Lovinggood lives up to his name. Between songs, he asked the audience to raise their hands for a series of questions: “Is anyone in love? Has anyone found a new love? Is anyone engaged? Who here is married?” People raised their hands and screamed, but when Lovinggood asked anyone in the audience to come up on stage and testify their love stories, the crowd was silent. At this, Lovinggood merely replied, “Romance is a beautiful thing!” and began the next song.

I thought that his statements were just boozy musician talk – comparable to Faulkner’s boozy prose. His introduction to new song “Mascara Kara” proved otherwise. He said the song was about witnessing girls crying while driving on the highway or talking on their cell phone in a parking lot. This was an observation he made while in high school. Without any transition or segue, he made his aforementioned statement about “the modern woman.”

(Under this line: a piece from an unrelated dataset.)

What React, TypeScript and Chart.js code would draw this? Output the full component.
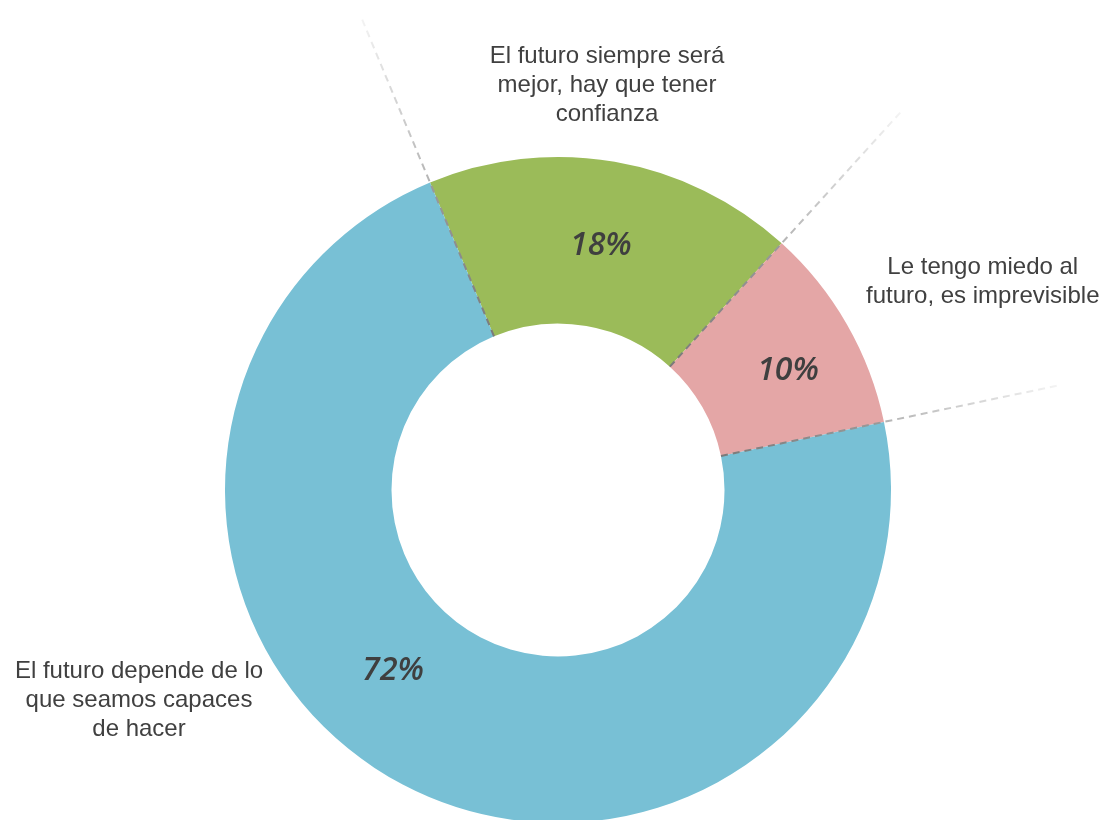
import React, { useEffect, useRef } from "react";
import { Chart, registerables } from "chart.js";

Chart.register(...registerables);

const categories = [
  "El futuro siempre será mejor, hay que tener confianza",
  "Le tengo miedo al futuro, es imprevisible",
  "El futuro depende de lo que seamos capaces de hacer",
];
const categoryLines = [
  ["El futuro siempre será", "mejor, hay que tener", "confianza"],
  ["Le tengo miedo al", "futuro, es imprevisible"],
  ["El futuro depende de lo", "que seamos capaces", "de hacer"],
];
const values = [18, 10, 72];
const percentLabels = ["18%", "10%", "72%"];
const colors = ["#9BBB59", "#E4A6A6", "#78C0D5"];

// label placement (polar, relative to the doughnut) — styling only
const pctPlacement = [
  { dAngle: 0.1, frac: 0.5 },
  { dAngle: 2.1, frac: 0.56 },
  { dAngle: 14.9, frac: 0.46 },
];
const catPlacement = [
  { angle: 6.9, rFactor: 408 / 333 },
  { angle: 63.9, rFactor: 473 / 333 },
  { angle: 243.3, rFactor: 469 / 333 },
];

const overlayPlugin = {
  id: "overlay",
  afterDatasetsDraw(chart: any) {
    const ctx = chart.ctx;
    const meta = chart.getDatasetMeta(0);
    const arcs = meta.data;
    if (!arcs.length) return;
    const a0 = arcs[0];
    const cx = a0.x, cy = a0.y;
    const outer = a0.outerRadius, inner = a0.innerRadius;
    const lineEnd = outer * (512 / 333);

    ctx.save();
    arcs.forEach((arc: any) => {
      const ang = arc.startAngle;
      const x1 = cx + Math.cos(ang) * inner;
      const y1 = cy + Math.sin(ang) * inner;
      const x2 = cx + Math.cos(ang) * lineEnd;
      const y2 = cy + Math.sin(ang) * lineEnd;
      const g = ctx.createLinearGradient(x1, y1, x2, y2);
      const edge = (outer - inner) / (lineEnd - inner);
      g.addColorStop(0, "#7a7a7a");
      g.addColorStop(edge * 0.98, "#9a9a9a");
      g.addColorStop(edge * 1.02, "#b5b5b5");
      g.addColorStop(1, "#f4f4f4");
      ctx.strokeStyle = g;
      ctx.lineWidth = 2;
      ctx.setLineDash([7, 5]);
      ctx.beginPath();
      ctx.moveTo(x1, y1);
      ctx.lineTo(x2, y2);
      ctx.stroke();
    });
    ctx.restore();

    ctx.save();
    ctx.fillStyle = "#3f3f3f";
    ctx.font = "italic 600 32px 'Open Sans'";
    ctx.textAlign = "center";
    ctx.textBaseline = "middle";
    arcs.forEach((arc: any, i: number) => {
      const mid = (arc.startAngle + arc.endAngle) / 2 + (pctPlacement[i].dAngle * Math.PI) / 180;
      const r = inner + (outer - inner) * pctPlacement[i].frac;
      ctx.fillText(percentLabels[i], cx + Math.cos(mid) * r, cy + Math.sin(mid) * r + 2);
    });
    ctx.restore();

    ctx.save();
    ctx.fillStyle = "#404040";
    ctx.font = "24px 'Liberation Sans', Arial, sans-serif";
    ctx.textAlign = "center";
    ctx.textBaseline = "middle";
    const lh = 29;
    categoryLines.forEach((lines, i) => {
      const p = catPlacement[i];
      const ang = ((p.angle - 90) * Math.PI) / 180;
      const r = outer * p.rFactor;
      const x = cx + Math.cos(ang) * r;
      const y = cy + Math.sin(ang) * r;
      const top = y - ((lines.length - 1) * lh) / 2;
      lines.forEach((t, j) => ctx.fillText(t, x, top + j * lh));
    });
    ctx.restore();
  },
};

export default function App() {
  const ref = useRef<HTMLCanvasElement | null>(null);
  useEffect(() => {
    if (!ref.current) return;
    const chart = new Chart(ref.current, {
      type: "doughnut",
      data: {
        labels: categories,
        datasets: [
          {
            data: values,
            backgroundColor: colors,
            borderWidth: 0,
            hoverOffset: 0,
          },
        ],
      },
      options: {
        responsive: false,
        animation: false,
        devicePixelRatio: 1,
        rotation: -22.6,
        cutout: "50%",
        layout: { padding: { top: 157, left: 225, right: 214, bottom: 7 } },
        plugins: { legend: { display: false }, tooltip: { enabled: false } },
        events: [],
      },
      plugins: [overlayPlugin],
    } as any);
    return () => chart.destroy();
  }, []);
  return (
    <div style={{ position: "absolute", left: 0, top: 0, width: 1105, height: 820, overflow: "hidden", background: "#fff" }}>
      <canvas ref={ref} width={1105} height={830} style={{ display: "block" }} />
    </div>
  );
}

Ladies, are you a “modern woman?” Do you have a cold heart that is metaphorically protected by one of the most popular tourist destinations on the planet? If so, does this particular heart warm as a result of too much fornication caused by a new animal instinct that surpasses any male urge historically? If so, every now and then on the bypass do you reflect upon these adventures and have to stop at the local Publix and call your best girlfriend on your Sidekick while your Sephora mascara streams down your face? If so, would you consider this display an inspiring picture for a local musician who has recently been on David Letterman?

Seriously, who believes in the “modern woman” – or better, who accepts the “modern woman?” I get cougar vibes from Lovinggood’s first component, and creeper vibes from the second. Are college men OK with cougars and creepers? Can a cougar be a creeper? Yes.

SCAD student Robert McLean, with a pleased smirk on his face, says he is fine with a woman (a decade his senior) who approached him at a bar. However, when asked if he considers himself dominant or submissive, he says he’s dominant. “I like to be in control,” he says. But men must have to be sliding into some sort of submissive behavior for there to be such an increase in female forwardness.

From McLean’s response, it seems like, while men are pleased or entertained with women’s efforts, it is best for women to back off, because in one particular story he began talking about a praised cougar, but ended the tale on a very low creeper note. This was the tale of hooking up with his childhood babysitter – now that he is 20 and she is 26. That’s probably a little more animal than Lovinggood had in mind.

Am I a “modern woman?” No, I am not, but I like to think that I’m a moderate. When I go out, I give the medium-rare smile. This is the just-enough smile that lets a guy know that instead of making awkward eye-sex, I would like the guy to come over and say hello, ask me to dance or buy me a drink.

Note: If you are a generally happy, pleased person, or if you have a natural, neutral smile, be careful in large social gatherings. You may be using the medium-rare smile unconsciously. When the cross-eyed and haggard Jolly Green Giant walks up with a gin-and-tonic as if it were your idea, it’s hard to break the news that, while your eyes were staring at the guy behind him, your smile may have accidentally landed on the cross-eyed and haggard Jolly Green Giant.

Maybe I do make the first move, but I think that when a guy takes my glance as a cue and approaches me, he makes the first official move. Eye-sex is coincidental chance. Smiling at someone is just a small decision and, comparatively, approaching someone is monumental. As such, I applaud the “modern woman,” but I am happy to be the destination – not the traveler.